The Gaston County Courthouse was packed Friday morning as the House Oversight and Government Reform Committee listened to local testimonies regarding the impact the Affordable Care Act has made on North Carolinians. Rep. Darrell Issa, R-Calif., led the discussion for “Obamacare Implementation: Sticker Shock of Increased Premiums for Health Care Coverage,” along with North Carolina Rep. Patrick McHenry and Rep. Robert Pittenger.
Staffers for Rep. Issa had selected the witnesses prior to the two-hour hearing. Witnesses included Dan Waters, president of Dan Waters & Associates, a Hickory insurance agency, Joel Long, president of GSM Services, a commercial roofing and HVAC company in Gastonia, Tav Gauss, CEO of Action Group Human Resources Solutions, a staffing firm with multiple offices statewide, Sherry Overby, director of the Belmont Crisis Pregnancy Center and Jason Falls, owner of Falls Insurance in Kings Mountain. The lack of an open forum caused a few public attendees to interrupt at the start of the proceedings, arguing that if their tax dollars were being used to host this meeting, they should be allowed to speak.
During the hearing, Overby stated that the health care act was full of deceptive measures.
“It has never been about health care; it’s about control,” Overby said. “We now have fewer choices than we’ve ever had. It should be called the Unaffordable Health Care Act.”
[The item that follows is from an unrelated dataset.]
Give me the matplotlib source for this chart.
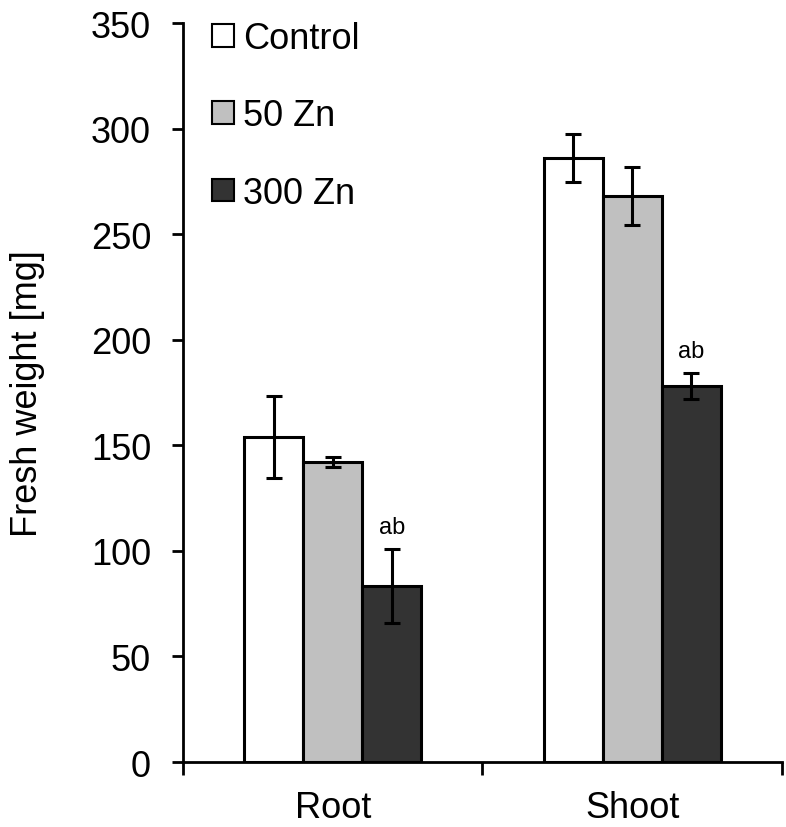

The new health care law requires nearly everyone to buy health insurance or pay a fine. Supporters of the law state the goal is to provide affordable insurance for more Americans by offering federal premium subsidies for those who qualify.
However, there are some who feel it is unfair for health insurance recipients to lose their original coverage plan.
“We don’t want to be forced into something we don’t want to buy,” Overby said. “We live in a capitalist society, not a socialist society.”
“Why can’t we keep our current plans?” Waters said. “What about these benefits that I will never use?”
“It’s absurd that I have maternity care at my age,” Overby said. “I’m not able to have kids anymore.”
McHenry stressed the importance of competitiveness in the health insurance industry during the hearing, stating that North Carolina’s health care should be “competitive across state lines.”
“The Affordable Care Act is dampening our growth,” Long said. “We need to grow out privately to increase our tax base.”
He also noted that there is much confusion over the pricing and quality of health insurance offerings.
“We, as businesses, cannot operate on unknowns.”
For Falls, the lack of questions regarding medical history on the Affordable Care Act application was disturbing.
“There are no health questions on that application, except for smoking and pregnancy,” Falls said. “Everything is based on income now.”
McHenry stresses that the health care situation is truly a bipartisan issue.
“What we want is greater coverage and care at a lower price,” McHenry said. “They aren’t Republican or Democrat increases. They’re debts American families are attempting to bear.”
This is the first of a series of hearings that will be held across the country.